古川氏:全体では200種類ほどありますが、ゲーム開始の時点でユーザーさんが使用できるのは80種類ほどになります。
――課金アイテムはどのようなものを配信する予定ですか?
梅本氏:装備品に関しては、課金はしない方針で考えています。現在は指揮官キャラクターなどを販売しようと考えています。もちろん、指揮官も無料で雇用できるものが多数いますし、戦争の報酬でも手に入るようになっています。
――アップデートで実装される予定のコンテンツはありますか?
古川氏:正式サービス開始から1カ月ほど経てば、プレイヤー同士の戦争も本格化してきていると思うので、そのタイミングで傭兵や魔法、スキルなどを追加できればと考えています。
――タブレット端末で展開する予定はありますか?
古川氏:2つネックがありまして、1つはグラフィックにFlashを多用しているため、ファイルのサイズがかなりの量になってしまっている点があります。
もう1つは、Flashの処理が重くなってしまうので、スペック面で厳しいところがあります。ひょっとしたら、3年後くらいに発売される製品なら動くかもしれませんが、今の段階では難しいです。
――それだけグラフィックに力を入れているということなんですね。
梅本氏:とにかくよく動きますよ(笑)。プレイしてくれれば、これまでのブラウザゲームとは違うと感じてくれるはずです。
――今後本作をどのような作品にしていきたいと考えていますか?
古川氏:サービスが開始した段階で終わりではなく、そこから先はユーザーの皆さんと育てていくものだと考えています。
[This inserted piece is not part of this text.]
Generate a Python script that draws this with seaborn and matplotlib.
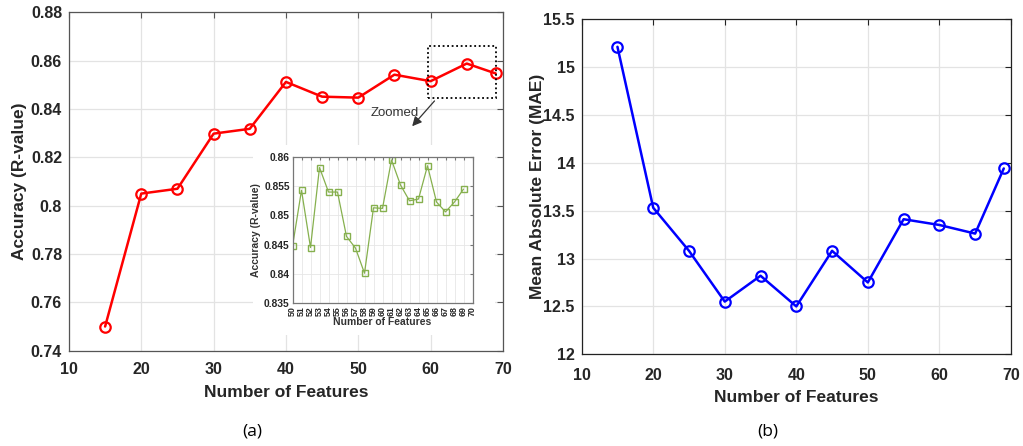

ですから、ユーザーさんが何を望んでいるかを常に聞くようにしていて、マップを広くしたり、魔法やスキルの種類を増やしたりといった調整を加えていきたいです。
――これから「ラングリッサー・トライソード」を遊ぶプレイヤーへメッセージをお願いします。
古川氏:原作ファンのの方にも、本作で「ラングリッサー」を知ったという新しいファンにも楽しんでもらえるような作品を目指しています。弊社としては今後「ラングリッサー シュヴァルツ」も控えているので、そちらも合わせて盛り上げていけたらと考えています。
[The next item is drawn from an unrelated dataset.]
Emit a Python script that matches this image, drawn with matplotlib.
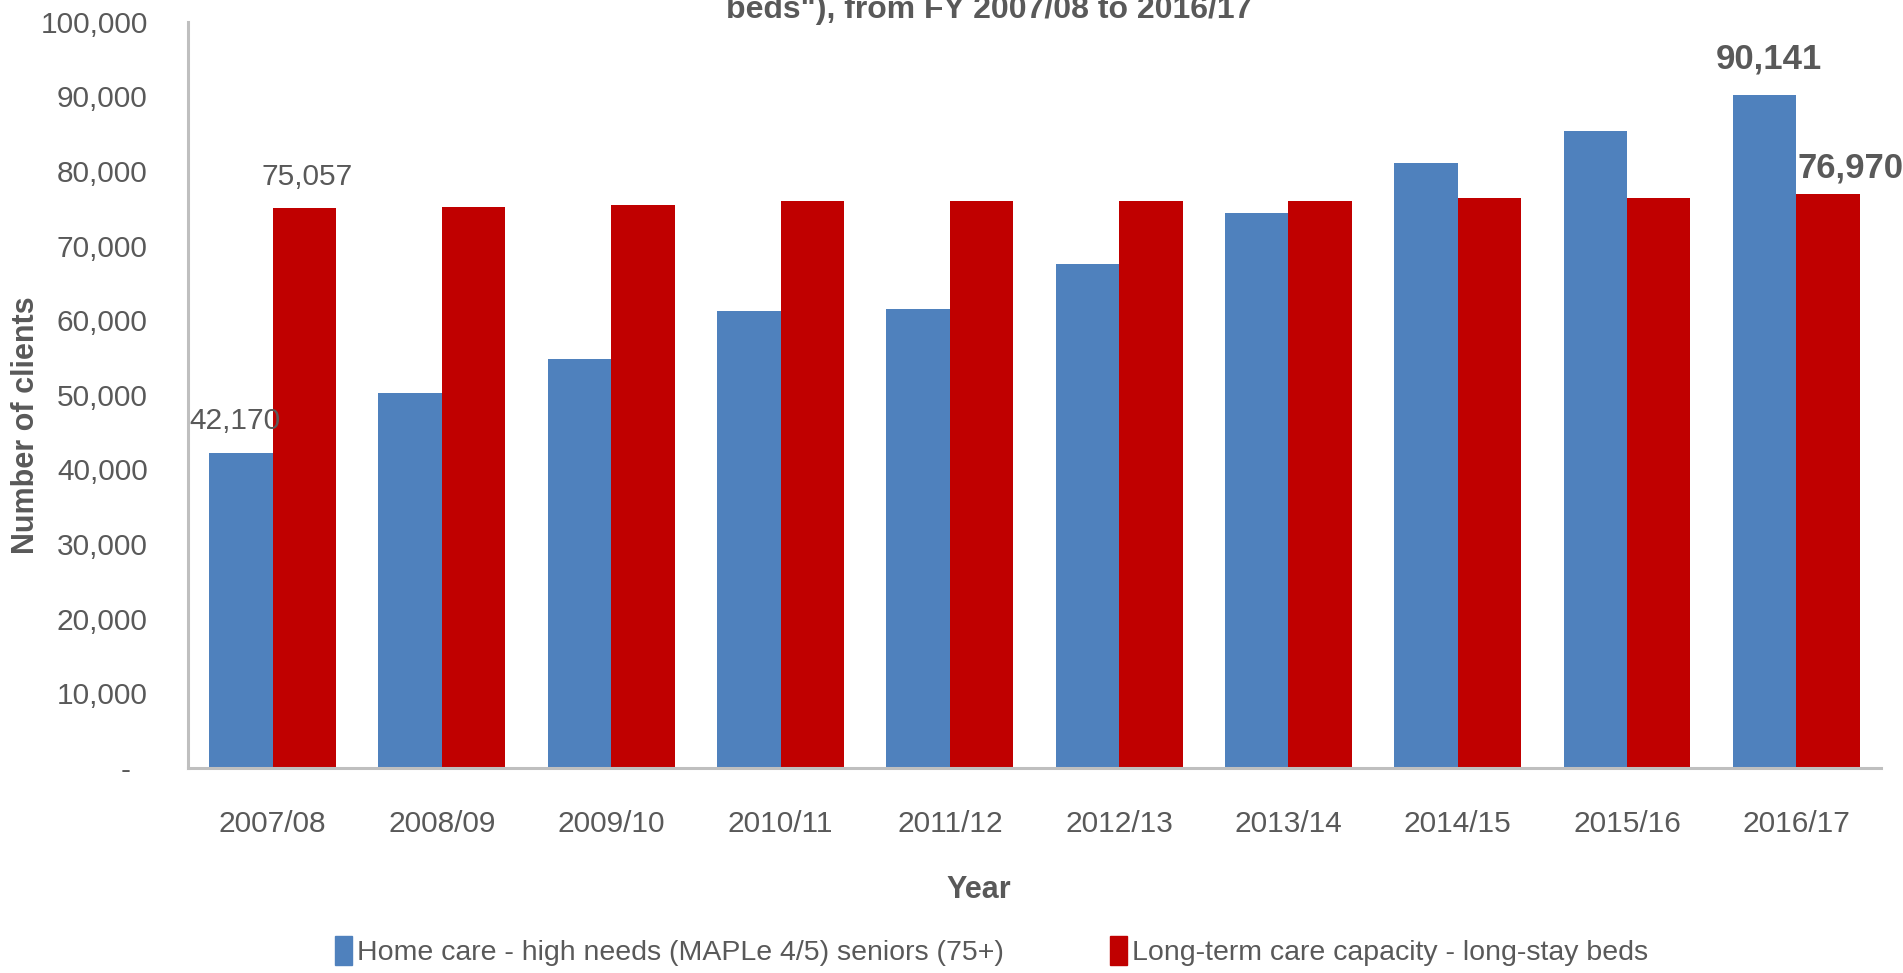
import matplotlib
matplotlib.use("Agg")
import matplotlib.pyplot as plt
import numpy as np
from matplotlib.patches import Patch

years = ["2007/08", "2008/09", "2009/10", "2010/11", "2011/12",
         "2012/13", "2013/14", "2014/15", "2015/16", "2016/17"]
home_care = [42170, 50300, 54800, 61200, 61500, 67500, 74300, 81000, 85300, 90141]
ltc_beds = [75057, 75170, 75440, 75930, 75930, 75930, 75930, 76380, 76380, 76970]
y_ticks = [0, 10000, 20000, 30000, 40000, 50000, 60000, 70000, 80000, 90000, 100000]

series_names = ["Home care - high needs (MAPLe 4/5) seniors (75+)",
                "Long-term care capacity - long-stay beds"]

BLUE = "#4F81BD"
RED = "#C00000"
TXT = "#595959"

plt.rcParams["font.family"] = ["Liberation Sans Narrow", "Liberation Sans", "DejaVu Sans"]

fig = plt.figure(figsize=(19.03, 9.73), dpi=100)
ax = fig.add_axes([0.0988, 0.2107, 0.8896, 0.767])

x = np.arange(len(years))
w = 0.375
b1 = ax.bar(x - w / 2, home_care, w, color=BLUE)
b2 = ax.bar(x + w / 2, ltc_beds, w, color=RED)

ax.set_xlim(-0.5, len(years) - 0.5)
ax.set_ylim(0, 100000)
ax.set_yticks(y_ticks)
ax.set_yticklabels([f"{v:,}" if v else "-  " for v in y_ticks])
ax.set_xticks(x)
ax.set_xticklabels(years)
ax.tick_params(axis="both", length=0, colors=TXT, labelsize=21.5)
ax.tick_params(axis="y", pad=29)
ax.tick_params(axis="x", pad=30)

for side in ["top", "right"]:
    ax.spines[side].set_visible(False)
for side in ["left", "bottom"]:
    ax.spines[side].set_color("#BFBFBF")
    ax.spines[side].set_linewidth(2.2)

ax.set_ylabel("Number of clients", fontsize=22, fontweight="bold", color=TXT)
ax.yaxis.set_label_coords(-0.087, 0.46)
ax.set_xlabel("Year", fontsize=22, fontweight="bold", color=TXT)
ax.xaxis.set_label_coords(0.467, -0.143)

# value labels on the first and last year
def label(bar, val, dx, dy, bold):
    ax.annotate(f"{val:,}", (bar.get_x() + bar.get_width() / 2, val),
                xytext=(dx, dy), textcoords="offset pixels",
                ha="center", va="center", color=TXT,
                fontsize=25 if bold else 21.5,
                fontweight="bold" if bold else "normal")

label(b1[0], home_care[0], -6, 32, False)
label(b2[0], ltc_beds[0], 3, 31, False)
label(b1[-1], home_care[-1], 4, 36, True)
label(b2[-1], ltc_beds[-1], 22, 26, True)

fig.text(0.52, 1 - 18 / 973, 'beds"), from FY 2007/08 to 2016/17',
         ha="center", va="baseline", fontsize=23, fontweight="bold", color=TXT)

handles = [Patch(color=BLUE), Patch(color=RED)]
fig.legend(handles, series_names, loc="center", bbox_to_anchor=(0.521, 1 - 951 / 973),
           ncol=2, frameon=False, fontsize=20.5, labelcolor=TXT,
           handlelength=0.6, handleheight=1.2, handletextpad=0.2, columnspacing=3.7)

fig.savefig("out.png", dpi=100)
梅本氏:ブラウザゲームということで、クライアント型とは違った手軽さが魅力だと思います。グラフィックもかなり良いものになっていますし、特に戦略性が深い作品になっています。クライアント型のオンラインゲームをメインで遊んでいる人でも充分に楽しめるようになっているので、ぜひ多くの人に遊んでもらいたいです。